WRMI has 14 Optimod audio processing units -- one for each transmitter. These provide an extra punch to the signal. There is a large Uninterruptible Power Supply which keeps computers, lights and air conditioning operating for several seconds in the event of a power outage.
The UPS is replaced by a 25-kilowatt diesel generator which kicks in approximately 20 seconds after a power outage. The generator is not powerful enough to operate the transmitters themselves, but it keeps the computers and the rest of the transmitter building operating until the power comes back on. Fortunately, most of the power outages in Okeechobee are very short -- from a fraction of a second to a few minutes in length.

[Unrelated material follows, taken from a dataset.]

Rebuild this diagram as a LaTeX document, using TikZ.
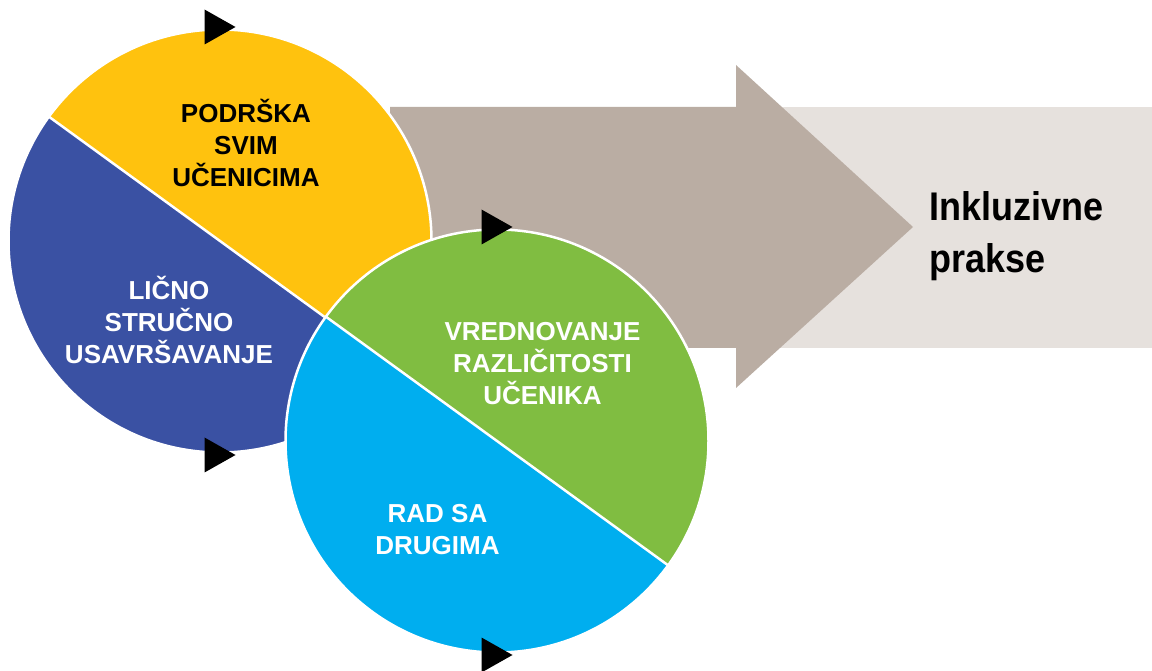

Currently, WRMI is transmitting about 150 hours per day of programming from a number of clients including religious organizations and relays of overseas stations such as Radio Japan, Radio Taiwan International, Radio Slovakia International and Radio Prague. Dozens of smaller clients air a variety of programs on WRMI including news and music shows, cultural programs and many others. WRMI also broadcasts a variety of DX programs in English, Spanish, Portuguese and Italian, including of course Wavescan.

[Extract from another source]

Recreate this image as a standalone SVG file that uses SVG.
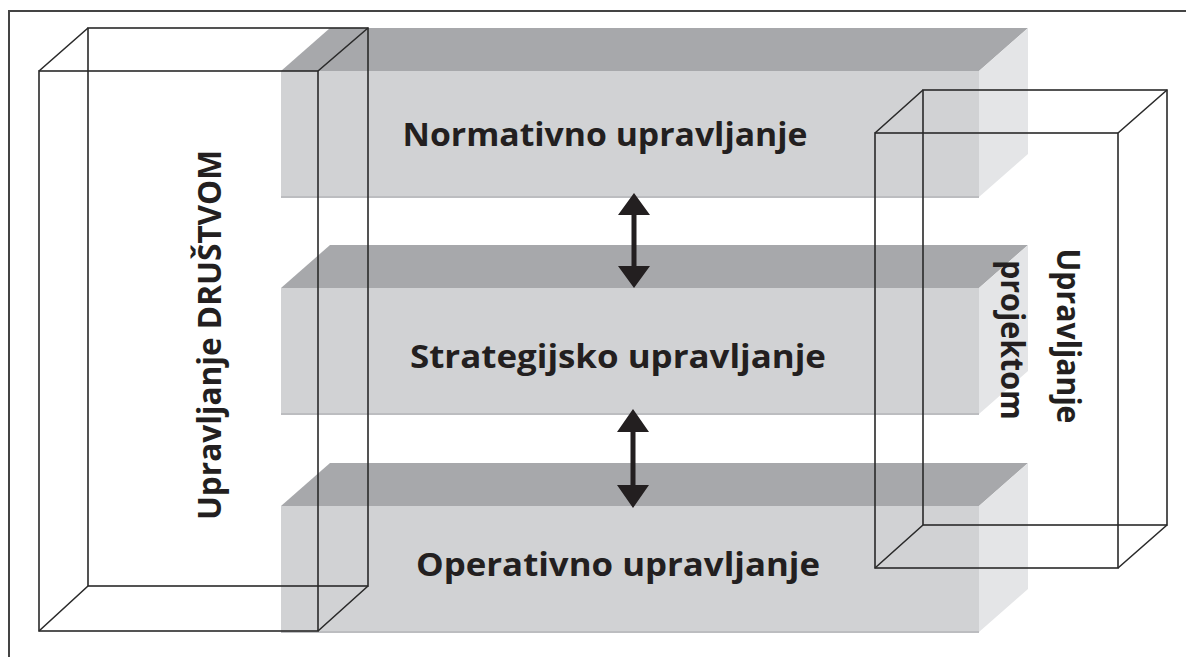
<svg xmlns="http://www.w3.org/2000/svg" width="1186" height="657" viewBox="0 0 1186 657">
<style>
.top{fill:#a7a8ab}
.front{fill:#d1d2d4}
.side{fill:#e4e5e7}
.edge{fill:none;stroke:#bcbdc0;stroke-width:2}
.box{fill:none;stroke:#2a2a2a;stroke-width:1.6}
.frame{fill:none;stroke:#444;stroke-width:2}
.lbl{font-family:"Open Sans","Liberation Sans",sans-serif;font-weight:bold;font-size:33px;fill:#231f20}
.arr{fill:#231f20}
</style>
<rect width="1186" height="657" fill="#ffffff"/>
<path class="frame" d="M9,657 V11 H1186"/>
<g id="slab-normativno">
<polygon class="top" points="281,71 330,28 1028,28 979,71"/>
<rect class="front" x="281" y="71" width="698" height="126"/>
<polygon class="side" points="979,71 1028,28 1028,154 979,197"/>
<line class="edge" x1="281" y1="197" x2="979" y2="197"/>
<text class="lbl" x="605" y="146" text-anchor="middle" textLength="405" lengthAdjust="spacingAndGlyphs">Normativno upravljanje</text>
</g>
<g id="slab-strategijsko">
<polygon class="top" points="281,288 330,245 1028,245 979,288"/>
<rect class="front" x="281" y="288" width="698" height="126"/>
<polygon class="side" points="979,288 1028,245 1028,371 979,414"/>
<line class="edge" x1="281" y1="414" x2="979" y2="414"/>
<text class="lbl" x="618" y="368" text-anchor="middle" textLength="416" lengthAdjust="spacingAndGlyphs">Strategijsko upravljanje</text>
</g>
<g id="slab-operativno">
<polygon class="top" points="281,506 330,463 1028,463 979,506"/>
<rect class="front" x="281" y="506" width="698" height="126"/>
<polygon class="side" points="979,506 1028,463 1028,589 979,632"/>
<line class="edge" x1="281" y1="632" x2="979" y2="632"/>
<text class="lbl" x="618" y="576" text-anchor="middle" textLength="404" lengthAdjust="spacingAndGlyphs">Operativno upravljanje</text>
</g>
<g id="box-drustvo">
<rect class="box" x="88" y="28" width="280" height="558"/>
<rect class="box" x="39" y="71" width="279" height="560"/>
<path class="box" d="M39,71 L88,28 M318,71 L368,28 M39,631 L88,586 M318,631 L368,586"/>
<text class="lbl" transform="translate(221,335) rotate(-90)" text-anchor="middle" textLength="370" lengthAdjust="spacingAndGlyphs">Upravljanje DRUŠTVOM</text>
</g>
<g id="box-projekt">
<rect class="box" x="923" y="90" width="244" height="435"/>
<rect class="box" x="875" y="133" width="243" height="435"/>
<path class="box" d="M875,133 L923,90 M1118,133 L1167,90 M875,568 L923,525 M1118,568 L1167,525"/>
<text class="lbl" transform="translate(1057,336) rotate(90)" text-anchor="middle" textLength="175" lengthAdjust="spacingAndGlyphs">Upravljanje</text>
<text class="lbl" transform="translate(1001,340) rotate(90)" text-anchor="middle" textLength="160" lengthAdjust="spacingAndGlyphs">projektom</text>
</g>
<g id="connectors">
<g class="arr">
<polygon points="634,193 650,215 636.5,215 636.5,266 650,266 634,288 618,266 631.5,266 631.5,215 618,215"/>
<polygon points="633,409 649,432 635.5,432 635.5,485 649,485 633,508 617,485 630.5,485 630.5,432 617,432"/>
</g>
</g>
</svg>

As for future plans, WRMI hopes to eventually replace the old transmitter 5 with a new, or at least newer, unit, bringing the contingent back up to 14 transmitters. The station has a 23-year-lease with the owner of the cattle ranch, so we hope to be on the air on shortwave for a long time come yet.
By the way, if you happen to be hearing one of the early transmissions of Wavescan and you hear this announcement in time, you are cordially invited to WRMI’s second anniversary Okeechobee Open House. It will be held at the Okeechobee location. You can find the address on our website, www.wrmi.net, and it will take place from 11 am until 5 pm local time on Monday, November 30th. So if you’re in the Florida area, or can be in Florida on November 30th, we invite you to come to our second anniversary celebration.